▸ REQUIREMENT
Copy the records below exactly, omitting any pictures they contain.

Saved data entries
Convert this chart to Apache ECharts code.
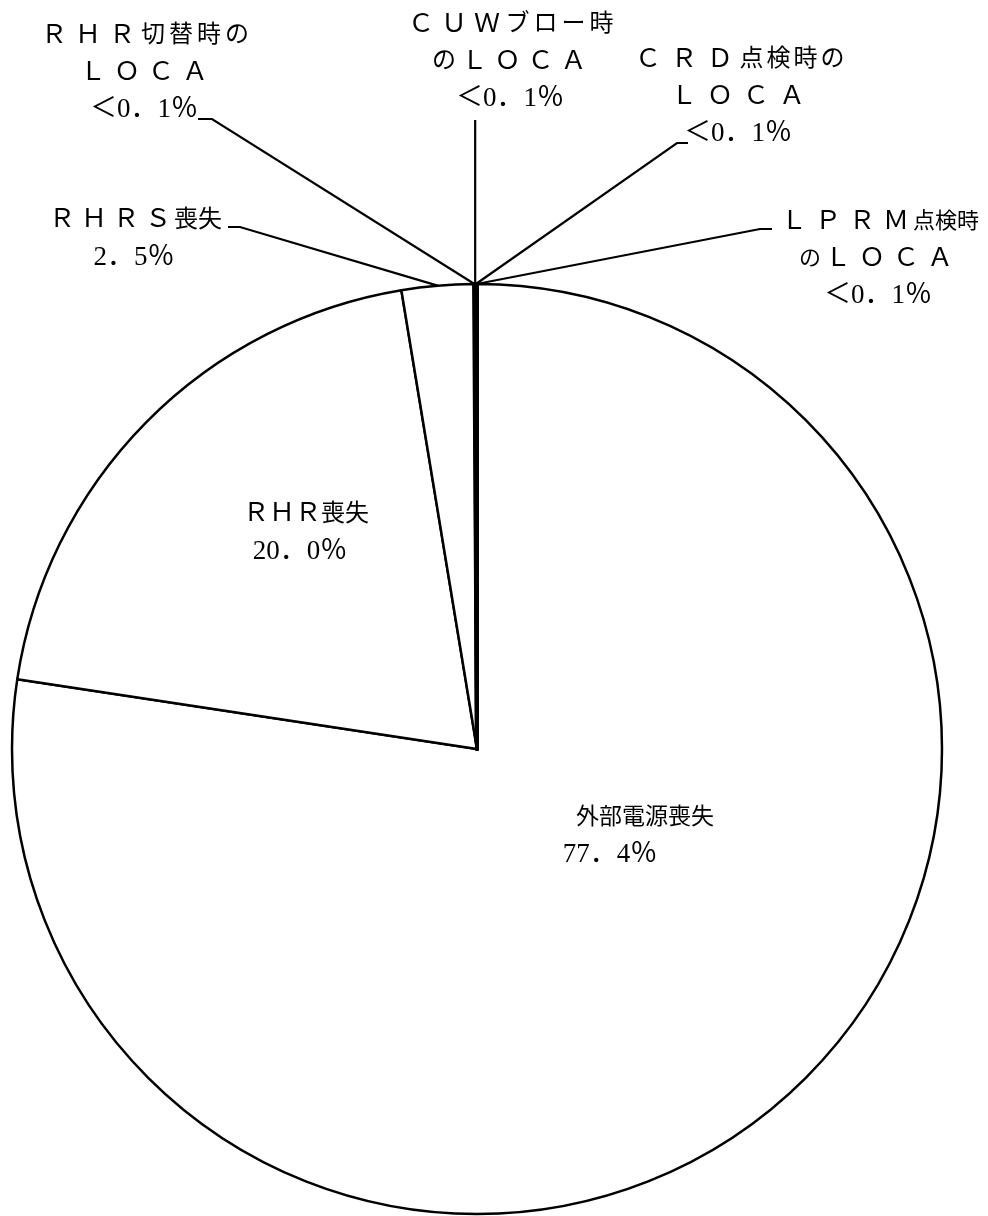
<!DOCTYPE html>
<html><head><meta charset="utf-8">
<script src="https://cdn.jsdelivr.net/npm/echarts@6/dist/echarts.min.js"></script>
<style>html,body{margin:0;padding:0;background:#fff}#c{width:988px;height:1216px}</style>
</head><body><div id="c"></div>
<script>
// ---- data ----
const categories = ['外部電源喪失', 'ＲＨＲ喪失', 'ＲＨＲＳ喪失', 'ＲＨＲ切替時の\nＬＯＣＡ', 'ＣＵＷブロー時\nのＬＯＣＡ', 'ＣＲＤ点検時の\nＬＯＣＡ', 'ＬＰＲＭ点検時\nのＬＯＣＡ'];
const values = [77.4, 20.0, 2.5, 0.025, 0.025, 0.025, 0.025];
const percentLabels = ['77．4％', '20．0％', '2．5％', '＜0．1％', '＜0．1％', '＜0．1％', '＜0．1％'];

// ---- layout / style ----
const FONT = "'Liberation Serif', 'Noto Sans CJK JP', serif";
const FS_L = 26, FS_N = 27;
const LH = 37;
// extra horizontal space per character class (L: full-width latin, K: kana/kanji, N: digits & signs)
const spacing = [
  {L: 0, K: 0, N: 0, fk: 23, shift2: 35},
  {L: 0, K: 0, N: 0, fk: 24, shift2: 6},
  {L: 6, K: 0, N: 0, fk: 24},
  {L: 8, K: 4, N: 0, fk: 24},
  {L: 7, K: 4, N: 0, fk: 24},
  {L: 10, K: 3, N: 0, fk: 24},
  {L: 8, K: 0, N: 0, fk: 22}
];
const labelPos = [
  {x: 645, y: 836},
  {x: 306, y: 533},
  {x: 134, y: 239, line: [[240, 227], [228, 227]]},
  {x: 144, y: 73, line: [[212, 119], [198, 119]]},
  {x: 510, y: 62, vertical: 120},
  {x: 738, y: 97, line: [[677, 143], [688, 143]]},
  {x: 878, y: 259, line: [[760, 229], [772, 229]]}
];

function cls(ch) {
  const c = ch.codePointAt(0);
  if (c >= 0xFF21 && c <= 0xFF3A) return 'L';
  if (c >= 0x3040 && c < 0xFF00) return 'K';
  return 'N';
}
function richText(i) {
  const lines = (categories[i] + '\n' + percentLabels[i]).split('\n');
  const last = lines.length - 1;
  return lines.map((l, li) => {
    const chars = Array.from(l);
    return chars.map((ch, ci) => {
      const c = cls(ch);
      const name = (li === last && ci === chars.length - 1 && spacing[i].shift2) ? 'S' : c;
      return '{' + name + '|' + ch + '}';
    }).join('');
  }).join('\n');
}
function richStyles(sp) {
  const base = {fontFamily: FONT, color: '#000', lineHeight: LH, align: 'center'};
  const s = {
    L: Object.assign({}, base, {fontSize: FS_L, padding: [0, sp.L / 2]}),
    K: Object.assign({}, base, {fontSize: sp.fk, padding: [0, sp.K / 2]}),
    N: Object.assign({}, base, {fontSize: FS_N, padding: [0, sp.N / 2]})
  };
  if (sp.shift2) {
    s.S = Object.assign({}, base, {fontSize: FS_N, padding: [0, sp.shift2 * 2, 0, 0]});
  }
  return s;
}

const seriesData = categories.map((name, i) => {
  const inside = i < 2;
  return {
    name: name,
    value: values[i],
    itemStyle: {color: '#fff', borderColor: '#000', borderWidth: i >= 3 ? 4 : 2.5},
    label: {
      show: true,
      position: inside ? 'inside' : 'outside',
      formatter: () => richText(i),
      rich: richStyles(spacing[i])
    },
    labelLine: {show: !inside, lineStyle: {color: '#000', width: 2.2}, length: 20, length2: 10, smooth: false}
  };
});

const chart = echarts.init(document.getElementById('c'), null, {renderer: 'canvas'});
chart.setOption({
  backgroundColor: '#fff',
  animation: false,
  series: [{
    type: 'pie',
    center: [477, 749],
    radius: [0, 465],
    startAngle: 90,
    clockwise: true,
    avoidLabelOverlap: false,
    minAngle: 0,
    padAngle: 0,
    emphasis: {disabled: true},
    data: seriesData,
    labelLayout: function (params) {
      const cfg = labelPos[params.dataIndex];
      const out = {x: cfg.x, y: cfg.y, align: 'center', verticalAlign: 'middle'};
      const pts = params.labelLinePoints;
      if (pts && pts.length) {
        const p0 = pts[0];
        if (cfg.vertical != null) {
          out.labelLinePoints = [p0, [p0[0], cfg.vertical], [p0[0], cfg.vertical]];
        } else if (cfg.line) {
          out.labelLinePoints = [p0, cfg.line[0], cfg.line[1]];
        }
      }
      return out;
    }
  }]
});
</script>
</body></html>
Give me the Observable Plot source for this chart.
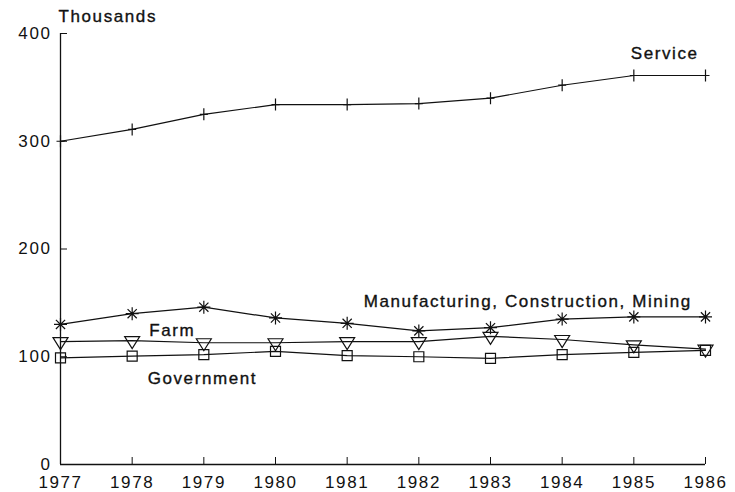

▸ ANSWER FOR THE TASK
Convert this chart to Apache ECharts code.
<!DOCTYPE html>
<html><head><meta charset="utf-8">
<script src="https://cdn.jsdelivr.net/npm/echarts@6/dist/echarts.min.js"></script>
<style>html,body{margin:0;padding:0;background:#fff}#c{width:988px;height:1216px}</style>
</head><body><div id="c"></div>
<script>
// ---- data ----
const categories = ['外部電源喪失', 'ＲＨＲ喪失', 'ＲＨＲＳ喪失', 'ＲＨＲ切替時の\nＬＯＣＡ', 'ＣＵＷブロー時\nのＬＯＣＡ', 'ＣＲＤ点検時の\nＬＯＣＡ', 'ＬＰＲＭ点検時\nのＬＯＣＡ'];
const values = [77.4, 20.0, 2.5, 0.025, 0.025, 0.025, 0.025];
const percentLabels = ['77．4％', '20．0％', '2．5％', '＜0．1％', '＜0．1％', '＜0．1％', '＜0．1％'];

// ---- layout / style ----
const FONT = "'Liberation Serif', 'Noto Sans CJK JP', serif";
const FS_L = 26, FS_N = 27;
const LH = 37;
// extra horizontal space per character class (L: full-width latin, K: kana/kanji, N: digits & signs)
const spacing = [
  {L: 0, K: 0, N: 0, fk: 23, shift2: 35},
  {L: 0, K: 0, N: 0, fk: 24, shift2: 6},
  {L: 6, K: 0, N: 0, fk: 24},
  {L: 8, K: 4, N: 0, fk: 24},
  {L: 7, K: 4, N: 0, fk: 24},
  {L: 10, K: 3, N: 0, fk: 24},
  {L: 8, K: 0, N: 0, fk: 22}
];
const labelPos = [
  {x: 645, y: 836},
  {x: 306, y: 533},
  {x: 134, y: 239, line: [[240, 227], [228, 227]]},
  {x: 144, y: 73, line: [[212, 119], [198, 119]]},
  {x: 510, y: 62, vertical: 120},
  {x: 738, y: 97, line: [[677, 143], [688, 143]]},
  {x: 878, y: 259, line: [[760, 229], [772, 229]]}
];

function cls(ch) {
  const c = ch.codePointAt(0);
  if (c >= 0xFF21 && c <= 0xFF3A) return 'L';
  if (c >= 0x3040 && c < 0xFF00) return 'K';
  return 'N';
}
function richText(i) {
  const lines = (categories[i] + '\n' + percentLabels[i]).split('\n');
  const last = lines.length - 1;
  return lines.map((l, li) => {
    const chars = Array.from(l);
    return chars.map((ch, ci) => {
      const c = cls(ch);
      const name = (li === last && ci === chars.length - 1 && spacing[i].shift2) ? 'S' : c;
      return '{' + name + '|' + ch + '}';
    }).join('');
  }).join('\n');
}
function richStyles(sp) {
  const base = {fontFamily: FONT, color: '#000', lineHeight: LH, align: 'center'};
  const s = {
    L: Object.assign({}, base, {fontSize: FS_L, padding: [0, sp.L / 2]}),
    K: Object.assign({}, base, {fontSize: sp.fk, padding: [0, sp.K / 2]}),
    N: Object.assign({}, base, {fontSize: FS_N, padding: [0, sp.N / 2]})
  };
  if (sp.shift2) {
    s.S = Object.assign({}, base, {fontSize: FS_N, padding: [0, sp.shift2 * 2, 0, 0]});
  }
  return s;
}

const seriesData = categories.map((name, i) => {
  const inside = i < 2;
  return {
    name: name,
    value: values[i],
    itemStyle: {color: '#fff', borderColor: '#000', borderWidth: i >= 3 ? 4 : 2.5},
    label: {
      show: true,
      position: inside ? 'inside' : 'outside',
      formatter: () => richText(i),
      rich: richStyles(spacing[i])
    },
    labelLine: {show: !inside, lineStyle: {color: '#000', width: 2.2}, length: 20, length2: 10, smooth: false}
  };
});

const chart = echarts.init(document.getElementById('c'), null, {renderer: 'canvas'});
chart.setOption({
  backgroundColor: '#fff',
  animation: false,
  series: [{
    type: 'pie',
    center: [477, 749],
    radius: [0, 465],
    startAngle: 90,
    clockwise: true,
    avoidLabelOverlap: false,
    minAngle: 0,
    padAngle: 0,
    emphasis: {disabled: true},
    data: seriesData,
    labelLayout: function (params) {
      const cfg = labelPos[params.dataIndex];
      const out = {x: cfg.x, y: cfg.y, align: 'center', verticalAlign: 'middle'};
      const pts = params.labelLinePoints;
      if (pts && pts.length) {
        const p0 = pts[0];
        if (cfg.vertical != null) {
          out.labelLinePoints = [p0, [p0[0], cfg.vertical], [p0[0], cfg.vertical]];
        } else if (cfg.line) {
          out.labelLinePoints = [p0, cfg.line[0], cfg.line[1]];
        }
      }
      return out;
    }
  }]
});
</script>
</body></html>
Give me the Observable Plot source for this chart.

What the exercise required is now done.